▸ **Required work**: Pictures in the entries below are to be left out; otherwise, reproduce exactly the lines from the first through the line containing "8, 7, 6, 5.5, 4.5, 3.5, 3, 2.5]".

* * * *

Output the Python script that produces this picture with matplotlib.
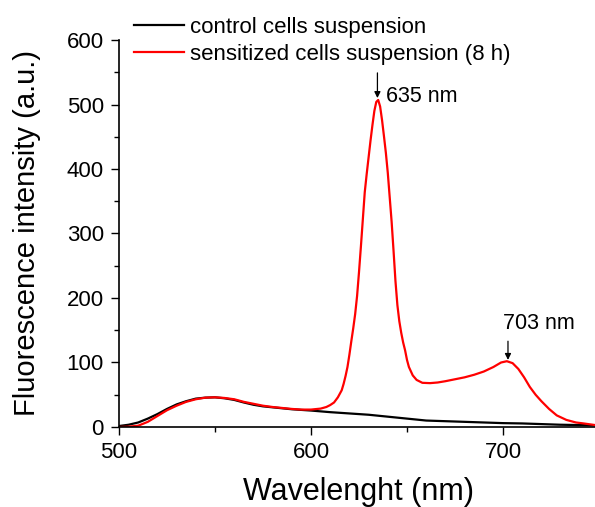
import matplotlib
matplotlib.use("Agg")
import matplotlib.pyplot as plt
from matplotlib.ticker import MultipleLocator

plt.rcParams['font.family'] = ['Liberation Sans', 'DejaVu Sans']

# control cells suspension
wl_control = [500, 505, 510, 515, 520, 525, 530, 535, 540, 545, 550, 555, 560, 565,
              570, 575, 580, 585, 590, 595, 600, 610, 620, 630, 640, 650, 660, 670,
              680, 690, 700, 710, 720, 730, 740, 750]
int_control = [1.5, 3.5, 7, 13, 20, 28, 35, 40, 44, 45.5, 46, 44.5, 42, 38,
               34.5, 32, 30.5, 29, 27.5, 26.5, 25.5, 23, 21, 19, 16, 13, 10, 9,
               8, 7, 6, 5.5, 4.5, 3.5, 3, 2.5]

# sensitized cells suspension (8 h)
wl_sens = [500, 505, 510, 515, 520, 525, 530, 535, 540, 545, 550, 555, 560, 565,
           570, 575, 580, 585, 590, 595, 600, 605, 608, 610, 612, 614, 616, 617,
           618, 619, 620, 621, 622, 623, 624, 625, 626, 627, 628, 629, 630, 631,
           632, 633, 634, 635, 636, 637, 638, 639, 640, 641, 642, 643, 644, 645,
           646, 647, 648, 649, 650, 651, 653, 655, 658, 662, 666, 670, 675, 680,
           685, 690, 695, 699, 702, 705, 708, 711, 714, 717, 720, 724, 728, 733,
           738, 742, 748, 750]
int_sens = [0, 0.5, 2, 8, 17, 26, 33, 39, 43, 45.5, 46, 45, 43, 39,
            36, 33, 31, 29.5, 28, 27, 27, 28.5, 31, 34, 38, 46, 57, 67,
            79, 93, 112, 133, 153, 175, 203, 240, 280, 322, 364, 392, 418, 444,
            468, 490, 504, 507, 497, 476, 451, 425, 394, 356, 318, 273, 226, 189,
            164, 146, 131, 119, 104, 93, 80, 73, 68.5, 68, 69, 71, 74, 77,
            81, 86, 93, 100, 102, 99, 90, 77, 62, 50, 40, 28, 18, 11,
            7, 5.5, 3, 2.5]

peak_wl = [634.6, 702.6]
peak_labels = ['635 nm', '703 nm']
arrow_top = [549, 133]
arrow_tip = [510, 104]
label_xy = [(639, 513), (718.75, 161)]

fig = plt.figure(figsize=(5.95, 5.07), dpi=100)
ax = fig.add_axes([0.2, 0.1578, 0.8067, 0.7633])

ax.plot(wl_control, int_control, color='black', lw=1.6, label='control cells suspension')
ax.plot(wl_sens, int_sens, color='red', lw=1.6, label='sensitized cells suspension (8 h)')

for x, y0, y1, lab, (tx, ty) in zip(peak_wl, arrow_top, arrow_tip, peak_labels, label_xy):
    ax.annotate('', xy=(x, y1), xytext=(x, y0),
                arrowprops=dict(arrowstyle='-|>', color='black', lw=0.9,
                                mutation_scale=9, shrinkA=0, shrinkB=0))
    ax.text(tx, ty, lab, ha='center' if lab == '703 nm' else 'left', va='center', fontsize=15.5)

ax.set_xlim(500, 750)
ax.set_ylim(0, 600)
ax.xaxis.set_major_locator(MultipleLocator(100))
ax.xaxis.set_minor_locator(MultipleLocator(50))
ax.yaxis.set_major_locator(MultipleLocator(100))
ax.yaxis.set_minor_locator(MultipleLocator(50))

for s in ['top', 'right']:
    ax.spines[s].set_visible(False)
for s in ['left', 'bottom']:
    ax.spines[s].set_linewidth(1.2)

ax.tick_params(which='major', direction='out', length=6, width=1.0, labelsize=16, pad=4.8)
ax.tick_params(which='minor', direction='out', length=3.5, width=1.0)
ax.tick_params(axis='x', which='major', pad=5)

ax.set_xlabel('Wavelenght (nm)', fontsize=22)
ax.set_ylabel('Fluorescence intensity (a.u.)', fontsize=21)
ax.xaxis.set_label_coords(0.5, -0.13)
ax.yaxis.set_label_coords(-0.1625, 0.5)

ax.legend(loc='upper left', bbox_to_anchor=(0.2252, 0.966), bbox_transform=fig.transFigure,
          frameon=False, fontsize=16, handlelength=2.25, handletextpad=0.27,
          labelspacing=0.24, borderpad=0, borderaxespad=0)

fig.savefig('out.png', dpi=100)
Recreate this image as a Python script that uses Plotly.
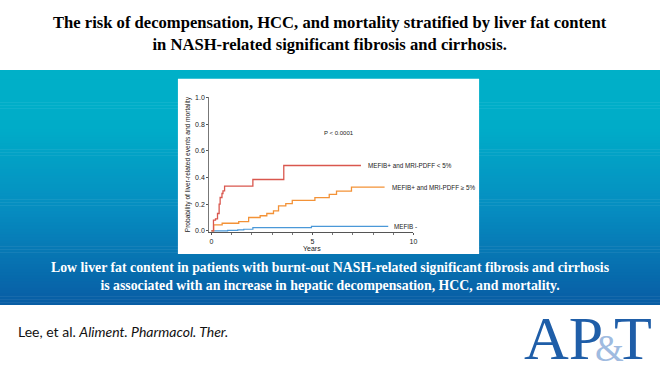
import plotly.graph_objects as go

W, H = 664, 372

# ---- data ----
red_t = [0, 0.10, 0.20, 0.30, 0.38, 0.43, 0.52, 0.57, 0.65, 2.05, 3.58, 7.40]
red_v = [0, 0.08, 0.09, 0.13, 0.20, 0.25, 0.28, 0.30, 0.335, 0.385, 0.49, 0.49]

orange_t = [0, 0.11, 0.53, 1.35, 1.84, 2.41, 2.74, 3.07, 3.32, 3.68, 4.00, 5.12, 5.83, 6.19, 6.93, 8.57]
orange_v = [0, 0.044, 0.057, 0.069, 0.100, 0.113, 0.130, 0.150, 0.187, 0.204, 0.229, 0.249, 0.273, 0.298, 0.328, 0.328]

blue_t = [0, 0.80, 1.30, 1.60, 2.05, 4.95, 8.75]
blue_v = [0, 0.003, 0.007, 0.012, 0.024, 0.034, 0.034]

y_ticks = [0, 0.2, 0.4, 0.6, 0.8, 1.0]
y_tick_labels = ["0.0", "0.2", "0.4", "0.6", "0.8", "1.0"]
x_ticks = [0, 5, 10]
x_tick_labels = ["0", "5", "10"]

series_labels = ["MEFIB+ and MRI-PDFF < 5%", "MEFIB+ and MRI-PDFF \u2265 5%", "MEFIB -"]
p_text = "P < 0.0001"

title_lines = ["The risk of decompensation, HCC, and mortality stratified by liver fat content",
               "in NASH-related significant fibrosis and cirrhosis."]
summary_lines = ["Low liver fat content in patients with burnt-out NASH-related significant fibrosis and cirrhosis",
                 "is associated with an increase in hepatic decompensation, HCC, and mortality."]

# ---- helpers ----
def px(x):
    return x / W

def py(y):
    return 1 - y / H

fig = go.Figure()

red_c = "#d9574e"
orange_c = "#f39237"
blue_c = "#4a98d8"

fig.add_trace(go.Scatter(x=blue_t, y=blue_v, mode="lines", line=dict(color=blue_c, width=1.2, shape="hv")))
fig.add_trace(go.Scatter(x=orange_t, y=orange_v, mode="lines", line=dict(color=orange_c, width=1.3, shape="hv")))
fig.add_trace(go.Scatter(x=red_t, y=red_v, mode="lines", line=dict(color=red_c, width=1.3, shape="hv")))

shapes = []
# banner gradient
top_y, bot_y = 67, 306
stops = [(0.0, (0, 176, 200)), (0.25, (0, 172, 200)), (0.6, (6, 140, 192)), (1.0, (8, 92, 164))]

def col_at(f):
    for (f0, c0), (f1, c1) in zip(stops[:-1], stops[1:]):
        if f0 <= f <= f1:
            t = (f - f0) / (f1 - f0)
            return "rgb(%d,%d,%d)" % tuple(round(a + (b - a) * t) for a, b in zip(c0, c1))
    return "rgb(%d,%d,%d)" % stops[-1][1]

n = 80
step = (bot_y - top_y) / n
for i in range(n):
    y0 = top_y + i * step
    y1 = y0 + step + 0.6
    shapes.append(dict(type="rect", xref="paper", yref="paper",
                       x0=0, x1=1, y0=py(min(y1, bot_y)), y1=py(y0),
                       fillcolor=col_at((i + 0.5) / n), line=dict(width=0), layer="below"))
# white chart panel
shapes.append(dict(type="rect", xref="paper", yref="paper",
                   x0=px(179), x1=px(482), y0=py(254), y1=py(76),
                   fillcolor="white", line=dict(width=0), layer="below"))

annotations = []
annotations.append(dict(text="<br>".join("<b>%s</b>" % s for s in title_lines), x=0.5, y=py(30),
                        xref="paper", yref="paper", showarrow=False, xanchor="center", yanchor="middle",
                        font=dict(family="Liberation Serif", size=16.6, color="black"), align="center"))
annotations.append(dict(text="<br>".join("<b>%s</b>" % s for s in summary_lines), x=0.5, y=py(277),
                        xref="paper", yref="paper", showarrow=False, xanchor="center", yanchor="middle",
                        font=dict(family="Liberation Serif", size=13.8, color="white"), align="center"))
annotations.append(dict(text="Lee, et al. <i>Aliment. Pharmacol. Ther.</i>", x=px(16), y=py(333),
                        xref="paper", yref="paper", showarrow=False, xanchor="left", yanchor="middle",
                        font=dict(family="Lato", size=14, color="#111")))
# logo
logo_c = "#1f5ea8"
annotations.append(dict(text="AP", x=px(525), y=py(339), xref="paper", yref="paper", showarrow=False,
                        xanchor="left", yanchor="middle",
                        font=dict(family="Liberation Serif", size=62, color=logo_c)))
annotations.append(dict(text="&", x=px(613), y=py(350), xref="paper", yref="paper", showarrow=False,
                        xanchor="center", yanchor="middle",
                        font=dict(family="Liberation Serif", size=37, color="#9fbbe0")))
annotations.append(dict(text="T", x=px(658), y=py(339), xref="paper", yref="paper", showarrow=False,
                        xanchor="right", yanchor="middle",
                        font=dict(family="Liberation Serif", size=62, color=logo_c)))

# chart texts
annotations.append(dict(text=p_text, x=6.3, y=0.73, xref="x", yref="y", showarrow=False,
                        xanchor="center", yanchor="middle", font=dict(family="Liberation Sans", size=6, color="#222")))
label_pos = [(red_t[-1] + 0.25, red_v[-1]), (orange_t[-1] + 0.25, orange_v[-1]), (blue_t[-1] + 0.2, blue_v[-1])]
for lab, (lx, ly) in zip(series_labels, label_pos):
    annotations.append(dict(text=lab, x=lx, y=ly, xref="x", yref="y", showarrow=False,
                            xanchor="left", yanchor="middle",
                            font=dict(family="Liberation Sans", size=6.3, color="#222")))
annotations.append(dict(text="Probability of liver-related events and mortality", x=px(189.5), y=py(162.5),
                        xref="paper", yref="paper", showarrow=False, textangle=-90,
                        xanchor="center", yanchor="middle",
                        font=dict(family="Liberation Sans", size=6.6, color="#222")))
annotations.append(dict(text="Years", x=px(314), y=py(248), xref="paper", yref="paper", showarrow=False,
                        xanchor="center", yanchor="middle",
                        font=dict(family="Liberation Sans", size=7, color="#222")))

fig.update_layout(
    width=W, height=H, margin=dict(l=0, r=0, t=0, b=0),
    paper_bgcolor="white", plot_bgcolor="rgba(0,0,0,0)",
    showlegend=False, hovermode=False,
    shapes=shapes, annotations=annotations,
    xaxis=dict(domain=[px(210.7), px(416)], range=[-0.1, 10.0], showgrid=False, zeroline=False,
               showline=True, linecolor="#555", linewidth=1.2,
               tickvals=x_ticks, ticktext=x_tick_labels, ticks="outside", ticklen=2, tickwidth=1,
               tickcolor="#555", tickfont=dict(family="Liberation Sans", size=7, color="#222"),
               minor=dict(dtick=1, tick0=0, ticks="outside", ticklen=2, tickcolor="#777")),
    yaxis=dict(domain=[py(231.9), py(95)], range=[-0.01, 1.0], showgrid=False, zeroline=False,
               showline=True, linecolor="#777", linewidth=1.2,
               tickvals=y_ticks, ticktext=y_tick_labels, ticks="outside", ticklen=2, tickwidth=1,
               tickcolor="#555", tickfont=dict(family="Liberation Sans", size=7, color="#222")),
)

fig.write_html("out.html", config={"displayModeBar": False, "staticPlot": True},
               post_script="document.body.style.margin='0';document.body.style.padding='0';")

* * * *

▸ **Solved exercise**:
Output the Python script that produces this picture with matplotlib.
import matplotlib
matplotlib.use("Agg")
import matplotlib.pyplot as plt
from matplotlib.ticker import MultipleLocator

plt.rcParams['font.family'] = ['Liberation Sans', 'DejaVu Sans']

# control cells suspension
wl_control = [500, 505, 510, 515, 520, 525, 530, 535, 540, 545, 550, 555, 560, 565,
              570, 575, 580, 585, 590, 595, 600, 610, 620, 630, 640, 650, 660, 670,
              680, 690, 700, 710, 720, 730, 740, 750]
int_control = [1.5, 3.5, 7, 13, 20, 28, 35, 40, 44, 45.5, 46, 44.5, 42, 38,
               34.5, 32, 30.5, 29, 27.5, 26.5, 25.5, 23, 21, 19, 16, 13, 10, 9,
               8, 7, 6, 5.5, 4.5, 3.5, 3, 2.5]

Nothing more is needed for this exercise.